Doing the two-step in Baltimore schools

Reform: Progress starts and stops, but efforts to improve must continue.

October 12, 2001

TWO STEPS forward, one step back. Or is it one step forward, two steps back? It's hard to tell these days in Baltimore City's public schools.

One week the system is announcing a major high school restructuring program, the next we're watching school officials weep over flagging test scores.

The measure of progress rises and falls like the stock market, and the fortunes that are won and lost are more valuable than money. They're children's futures.

It's a grim reminder of the obvious: There's still a ton of work to do before city schools can be declared sufficient, let alone superb. For all the grand accomplishments, there remain grave disappointments.

It's also an early reminder to the state legislature, which will be asked to reauthorize its landmark city school reform bill during the session that begins in January. Reform can't stop until the work is done.

Later this year, the legislature will receive an evaluation of the first five years of the city-state school reform partnership it created in 1997. It will likely look a lot like the opening paragraphs of this editorial.

Yes, city elementary schools now have books and a curriculum, smaller class sizes and more professional development for teachers. Younger children's test scores are riding a five-year surge, and more schools are trying innovative programs.

But middle schools are still inadequately equipped to deal with kids who need help with basic skills, and are inefficient at preparing children for high school.

Too many city high schools are warehouses for academic failure. It is unfathomable that nearly 40 percent of the city's secondary students can't pass a basic English skills test. It's nothing short of depressing to consider that nearly 80 percent can't pass basic math tests.

On the financial side - the other major component of reform - the system has also made great strides. Basic accounting principles are in place. Scares about possible deficit spending are less frequent, and when they arise, they're confronted head-on.

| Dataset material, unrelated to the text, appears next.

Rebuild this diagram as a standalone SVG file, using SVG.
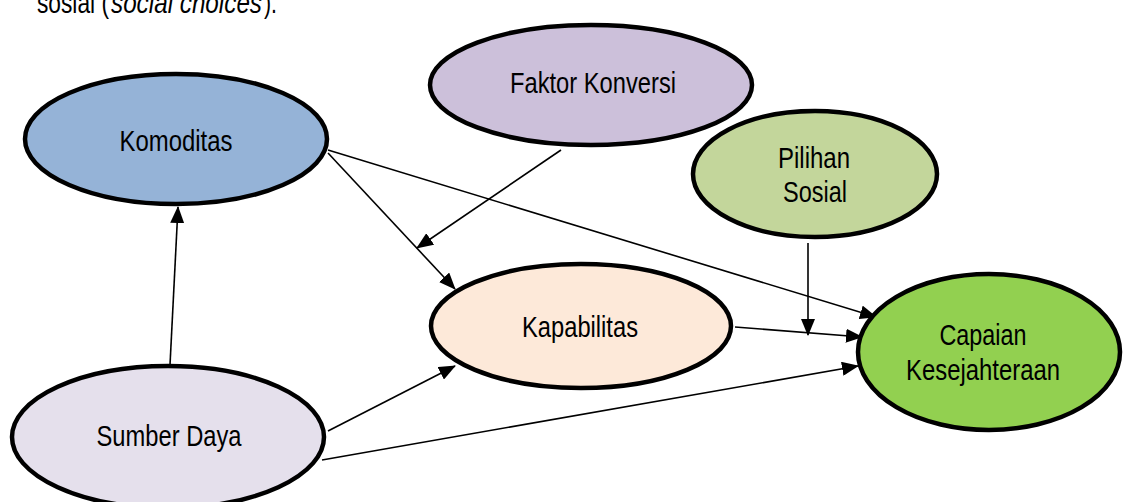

But the system also witnessed a significant scandal involving a mismanaged computer contract - something that couldn't have happened if all of the past's indiscretions had been abated.

All this means the legislature must not falter when the question of city school reform comes up this winter. Renew the partnership, which brings more money and state involvement to the system. Recommit to excellence, which has helped the city embrace the spirit of reform over the last five years. And, as always, send more money if possible.

If the goal is to create a system that takes two steps forward and never even looks back, the state can't afford to stop reform now.